-- SUPPLIED DATA --

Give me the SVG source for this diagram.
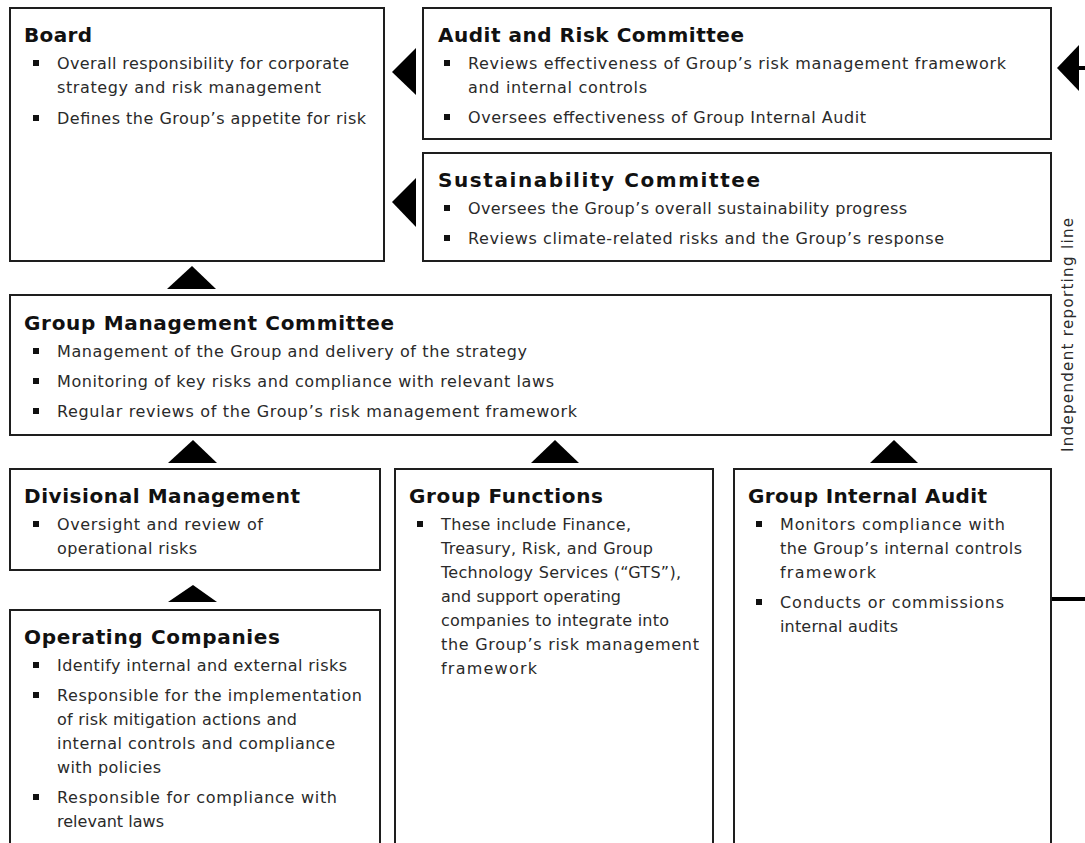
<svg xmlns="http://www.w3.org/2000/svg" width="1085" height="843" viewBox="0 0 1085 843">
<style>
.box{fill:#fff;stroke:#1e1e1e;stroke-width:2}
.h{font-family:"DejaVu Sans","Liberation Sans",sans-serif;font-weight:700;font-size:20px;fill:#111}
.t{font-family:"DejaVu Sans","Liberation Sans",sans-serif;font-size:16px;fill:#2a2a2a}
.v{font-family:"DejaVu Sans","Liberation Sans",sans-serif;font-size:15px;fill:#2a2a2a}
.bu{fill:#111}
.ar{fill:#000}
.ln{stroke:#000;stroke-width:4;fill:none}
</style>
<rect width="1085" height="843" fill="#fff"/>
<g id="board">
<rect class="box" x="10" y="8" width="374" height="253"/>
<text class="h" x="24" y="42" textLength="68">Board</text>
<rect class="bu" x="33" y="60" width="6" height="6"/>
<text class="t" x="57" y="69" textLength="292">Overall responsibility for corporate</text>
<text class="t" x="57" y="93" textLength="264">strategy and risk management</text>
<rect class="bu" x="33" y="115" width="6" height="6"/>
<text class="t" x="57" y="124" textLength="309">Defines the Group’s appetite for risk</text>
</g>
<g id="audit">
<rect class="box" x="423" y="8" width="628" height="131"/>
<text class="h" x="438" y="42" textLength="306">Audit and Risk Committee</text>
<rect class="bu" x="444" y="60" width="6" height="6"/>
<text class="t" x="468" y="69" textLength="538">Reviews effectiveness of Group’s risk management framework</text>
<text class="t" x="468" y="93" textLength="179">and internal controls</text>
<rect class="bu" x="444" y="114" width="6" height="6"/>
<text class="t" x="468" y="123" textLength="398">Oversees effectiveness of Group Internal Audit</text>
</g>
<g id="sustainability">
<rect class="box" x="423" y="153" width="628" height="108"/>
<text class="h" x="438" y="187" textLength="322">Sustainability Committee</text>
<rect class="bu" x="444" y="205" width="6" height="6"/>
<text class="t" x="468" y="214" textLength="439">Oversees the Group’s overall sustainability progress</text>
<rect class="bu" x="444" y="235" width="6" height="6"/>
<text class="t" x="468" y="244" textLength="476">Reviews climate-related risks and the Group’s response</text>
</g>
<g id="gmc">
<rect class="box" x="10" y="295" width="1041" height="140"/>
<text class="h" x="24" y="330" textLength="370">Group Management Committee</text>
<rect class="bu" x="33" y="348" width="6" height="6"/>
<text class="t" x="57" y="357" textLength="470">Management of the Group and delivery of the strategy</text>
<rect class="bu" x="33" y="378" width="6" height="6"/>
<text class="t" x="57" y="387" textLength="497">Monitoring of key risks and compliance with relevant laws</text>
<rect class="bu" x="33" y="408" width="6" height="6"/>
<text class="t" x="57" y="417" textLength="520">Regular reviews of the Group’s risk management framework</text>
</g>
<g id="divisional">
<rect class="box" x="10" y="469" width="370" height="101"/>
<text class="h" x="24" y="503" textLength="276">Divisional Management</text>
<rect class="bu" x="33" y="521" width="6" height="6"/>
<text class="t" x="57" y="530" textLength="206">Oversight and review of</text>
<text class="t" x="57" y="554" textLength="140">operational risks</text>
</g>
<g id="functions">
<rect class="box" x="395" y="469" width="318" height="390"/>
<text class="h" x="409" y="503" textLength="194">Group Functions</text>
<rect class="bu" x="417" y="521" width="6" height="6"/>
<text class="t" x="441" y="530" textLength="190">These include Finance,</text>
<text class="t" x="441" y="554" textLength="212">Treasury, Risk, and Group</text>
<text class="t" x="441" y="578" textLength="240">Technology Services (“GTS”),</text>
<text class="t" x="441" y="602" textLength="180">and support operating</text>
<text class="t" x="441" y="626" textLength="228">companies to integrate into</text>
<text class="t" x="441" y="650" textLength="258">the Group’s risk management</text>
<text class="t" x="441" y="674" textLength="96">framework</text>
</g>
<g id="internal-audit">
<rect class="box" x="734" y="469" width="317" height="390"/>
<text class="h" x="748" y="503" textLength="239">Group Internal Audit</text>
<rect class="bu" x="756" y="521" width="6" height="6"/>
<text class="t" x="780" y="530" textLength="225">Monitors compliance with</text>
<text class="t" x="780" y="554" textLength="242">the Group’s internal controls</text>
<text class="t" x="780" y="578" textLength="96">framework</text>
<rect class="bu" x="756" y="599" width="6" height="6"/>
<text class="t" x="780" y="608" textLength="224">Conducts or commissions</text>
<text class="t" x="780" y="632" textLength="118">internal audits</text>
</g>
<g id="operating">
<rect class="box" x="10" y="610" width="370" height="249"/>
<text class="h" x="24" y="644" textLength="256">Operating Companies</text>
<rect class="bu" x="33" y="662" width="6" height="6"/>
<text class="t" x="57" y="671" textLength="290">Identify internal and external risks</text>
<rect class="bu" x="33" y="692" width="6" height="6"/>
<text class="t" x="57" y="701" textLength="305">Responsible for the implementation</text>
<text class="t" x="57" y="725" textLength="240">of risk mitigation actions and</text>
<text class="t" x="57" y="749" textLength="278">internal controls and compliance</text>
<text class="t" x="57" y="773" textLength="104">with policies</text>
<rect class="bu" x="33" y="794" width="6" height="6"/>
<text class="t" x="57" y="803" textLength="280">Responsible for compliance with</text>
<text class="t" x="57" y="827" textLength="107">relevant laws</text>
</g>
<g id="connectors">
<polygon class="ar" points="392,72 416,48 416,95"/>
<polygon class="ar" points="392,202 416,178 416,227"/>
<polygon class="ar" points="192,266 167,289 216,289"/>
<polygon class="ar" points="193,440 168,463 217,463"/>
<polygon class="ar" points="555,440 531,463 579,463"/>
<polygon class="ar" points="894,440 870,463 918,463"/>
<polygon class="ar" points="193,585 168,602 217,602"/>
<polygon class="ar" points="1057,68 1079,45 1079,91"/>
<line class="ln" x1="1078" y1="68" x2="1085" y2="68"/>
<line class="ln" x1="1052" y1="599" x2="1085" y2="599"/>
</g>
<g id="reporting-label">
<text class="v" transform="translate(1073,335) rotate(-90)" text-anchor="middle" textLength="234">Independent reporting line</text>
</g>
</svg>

-- OBJECTIVE --
Return the material word for word. Pictures are not part of the copy.

-- SOLVED EXERCISE --
Give me the SVG source for this diagram.
<svg xmlns="http://www.w3.org/2000/svg" width="1085" height="843" viewBox="0 0 1085 843">
<style>
.box{fill:#fff;stroke:#1e1e1e;stroke-width:2}
.h{font-family:"DejaVu Sans","Liberation Sans",sans-serif;font-weight:700;font-size:20px;fill:#111}
.t{font-family:"DejaVu Sans","Liberation Sans",sans-serif;font-size:16px;fill:#2a2a2a}
.v{font-family:"DejaVu Sans","Liberation Sans",sans-serif;font-size:15px;fill:#2a2a2a}
.bu{fill:#111}
.ar{fill:#000}
.ln{stroke:#000;stroke-width:4;fill:none}
</style>
<rect width="1085" height="843" fill="#fff"/>
<g id="board">
<rect class="box" x="10" y="8" width="374" height="253"/>
<text class="h" x="24" y="42" textLength="68">Board</text>
<rect class="bu" x="33" y="60" width="6" height="6"/>
<text class="t" x="57" y="69" textLength="292">Overall responsibility for corporate</text>
<text class="t" x="57" y="93" textLength="264">strategy and risk management</text>
<rect class="bu" x="33" y="115" width="6" height="6"/>
<text class="t" x="57" y="124" textLength="309">Defines the Group’s appetite for risk</text>
</g>
<g id="audit">
<rect class="box" x="423" y="8" width="628" height="131"/>
<text class="h" x="438" y="42" textLength="306">Audit and Risk Committee</text>
<rect class="bu" x="444" y="60" width="6" height="6"/>
<text class="t" x="468" y="69" textLength="538">Reviews effectiveness of Group’s risk management framework</text>
<text class="t" x="468" y="93" textLength="179">and internal controls</text>
<rect class="bu" x="444" y="114" width="6" height="6"/>
<text class="t" x="468" y="123" textLength="398">Oversees effectiveness of Group Internal Audit</text>
</g>
<g id="sustainability">
<rect class="box" x="423" y="153" width="628" height="108"/>
<text class="h" x="438" y="187" textLength="322">Sustainability Committee</text>
<rect class="bu" x="444" y="205" width="6" height="6"/>
<text class="t" x="468" y="214" textLength="439">Oversees the Group’s overall sustainability progress</text>
<rect class="bu" x="444" y="235" width="6" height="6"/>
<text class="t" x="468" y="244" textLength="476">Reviews climate-related risks and the Group’s response</text>
</g>
<g id="gmc">
<rect class="box" x="10" y="295" width="1041" height="140"/>
<text class="h" x="24" y="330" textLength="370">Group Management Committee</text>
<rect class="bu" x="33" y="348" width="6" height="6"/>
<text class="t" x="57" y="357" textLength="470">Management of the Group and delivery of the strategy</text>
<rect class="bu" x="33" y="378" width="6" height="6"/>
<text class="t" x="57" y="387" textLength="497">Monitoring of key risks and compliance with relevant laws</text>
<rect class="bu" x="33" y="408" width="6" height="6"/>
<text class="t" x="57" y="417" textLength="520">Regular reviews of the Group’s risk management framework</text>
</g>
<g id="divisional">
<rect class="box" x="10" y="469" width="370" height="101"/>
<text class="h" x="24" y="503" textLength="276">Divisional Management</text>
<rect class="bu" x="33" y="521" width="6" height="6"/>
<text class="t" x="57" y="530" textLength="206">Oversight and review of</text>
<text class="t" x="57" y="554" textLength="140">operational risks</text>
</g>
<g id="functions">
<rect class="box" x="395" y="469" width="318" height="390"/>
<text class="h" x="409" y="503" textLength="194">Group Functions</text>
<rect class="bu" x="417" y="521" width="6" height="6"/>
<text class="t" x="441" y="530" textLength="190">These include Finance,</text>
<text class="t" x="441" y="554" textLength="212">Treasury, Risk, and Group</text>
<text class="t" x="441" y="578" textLength="240">Technology Services (“GTS”),</text>
<text class="t" x="441" y="602" textLength="180">and support operating</text>
<text class="t" x="441" y="626" textLength="228">companies to integrate into</text>
<text class="t" x="441" y="650" textLength="258">the Group’s risk management</text>
<text class="t" x="441" y="674" textLength="96">framework</text>
</g>
<g id="internal-audit">
<rect class="box" x="734" y="469" width="317" height="390"/>
<text class="h" x="748" y="503" textLength="239">Group Internal Audit</text>
<rect class="bu" x="756" y="521" width="6" height="6"/>
<text class="t" x="780" y="530" textLength="225">Monitors compliance with</text>
<text class="t" x="780" y="554" textLength="242">the Group’s internal controls</text>
<text class="t" x="780" y="578" textLength="96">framework</text>
<rect class="bu" x="756" y="599" width="6" height="6"/>
<text class="t" x="780" y="608" textLength="224">Conducts or commissions</text>
<text class="t" x="780" y="632" textLength="118">internal audits</text>
</g>
<g id="operating">
<rect class="box" x="10" y="610" width="370" height="249"/>
<text class="h" x="24" y="644" textLength="256">Operating Companies</text>
<rect class="bu" x="33" y="662" width="6" height="6"/>
<text class="t" x="57" y="671" textLength="290">Identify internal and external risks</text>
<rect class="bu" x="33" y="692" width="6" height="6"/>
<text class="t" x="57" y="701" textLength="305">Responsible for the implementation</text>
<text class="t" x="57" y="725" textLength="240">of risk mitigation actions and</text>
<text class="t" x="57" y="749" textLength="278">internal controls and compliance</text>
<text class="t" x="57" y="773" textLength="104">with policies</text>
<rect class="bu" x="33" y="794" width="6" height="6"/>
<text class="t" x="57" y="803" textLength="280">Responsible for compliance with</text>
<text class="t" x="57" y="827" textLength="107">relevant laws</text>
</g>
<g id="connectors">
<polygon class="ar" points="392,72 416,48 416,95"/>
<polygon class="ar" points="392,202 416,178 416,227"/>
<polygon class="ar" points="192,266 167,289 216,289"/>
<polygon class="ar" points="193,440 168,463 217,463"/>
<polygon class="ar" points="555,440 531,463 579,463"/>
<polygon class="ar" points="894,440 870,463 918,463"/>
<polygon class="ar" points="193,585 168,602 217,602"/>
<polygon class="ar" points="1057,68 1079,45 1079,91"/>
<line class="ln" x1="1078" y1="68" x2="1085" y2="68"/>
<line class="ln" x1="1052" y1="599" x2="1085" y2="599"/>
</g>
<g id="reporting-label">
<text class="v" transform="translate(1073,335) rotate(-90)" text-anchor="middle" textLength="234">Independent reporting line</text>
</g>
</svg>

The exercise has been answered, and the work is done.